Advisor to Prime Minister on Foreign Affairs Sartaj Aziz, National Security Advisor Nasser Janjua and Director-General of the Inter-Services Intelligence General Rizwan Akhtar were also in attendance of the meeting.

Meanwhile, Pakistan’s Chief of Air Force Marshal Sohail Aman has warned New Delhi against escalating the dispute over Kashmir into an all-out war, adding that Pakistan’s armed forces were ready to defend the country against any potential misadventure by India.

“We are fully aware of the escalation in conflict arising from the Uri incident in Occupied Kashmir… We are not worried about India at all,” he said, referring to an attack on the Indian Uri army base that killed 19 soldiers in Kashmir.

Indian Border Security Force (BSF) soldiers take up positions at an outpost along a fence at the India-Pakistan border in R.S Pora southwest of Jammu, October 2, 2016. (Photo by AFP)

Tensions have intensified between the two arch-rivals since the September 18 attack. India blamed Pakistan-based militants for the attack, which was the worst such assault in 14 years. Islamabad denied any role and condemned later cross-border strikes by India, which inflicted casualties of their own.
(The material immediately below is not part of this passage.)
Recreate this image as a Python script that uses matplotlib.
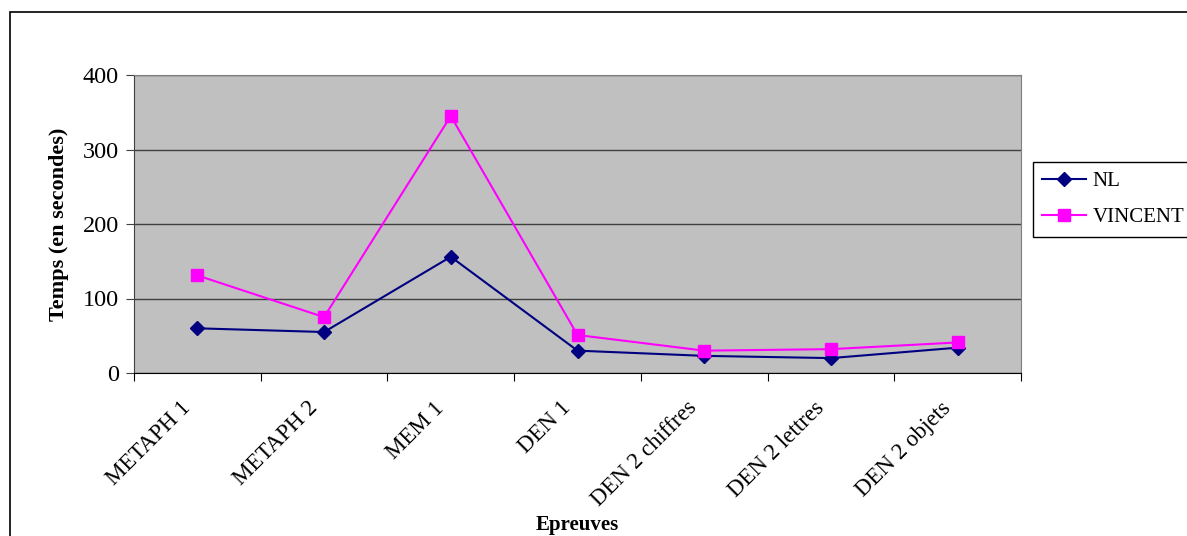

Diplomatic tensions also generated between the two sides in late October, when India ordered one employee of the Pakistani High Commission out of the country, saying he was a suspected spy and prompting tit-for-tat expulsions.

In 2003, the two countries agreed to a ceasefire along the LoC in Kashmir and launched peace talks a year later. The process was suspended after over 160 people lost their lives in the 2008 terrorist attacks in the Indian city of Mumbai, also blamed by New Delhi on Pakistani militants.

The restive Muslim-majority region of Kashmir has also witnessed an increase in mass protests and violent attacks since early July, when a top pro-independence figure was killed in a shootout with Indian troops.

Tens of thousands of Indian troops have been deployed to the region and dozens of people have lost their lives in the ensuing crackdown. The crackdown, however, has failed to halt the protests.

Pakistan and India have already fought four total wars since their partition in 1947 — three of them over Kashmir.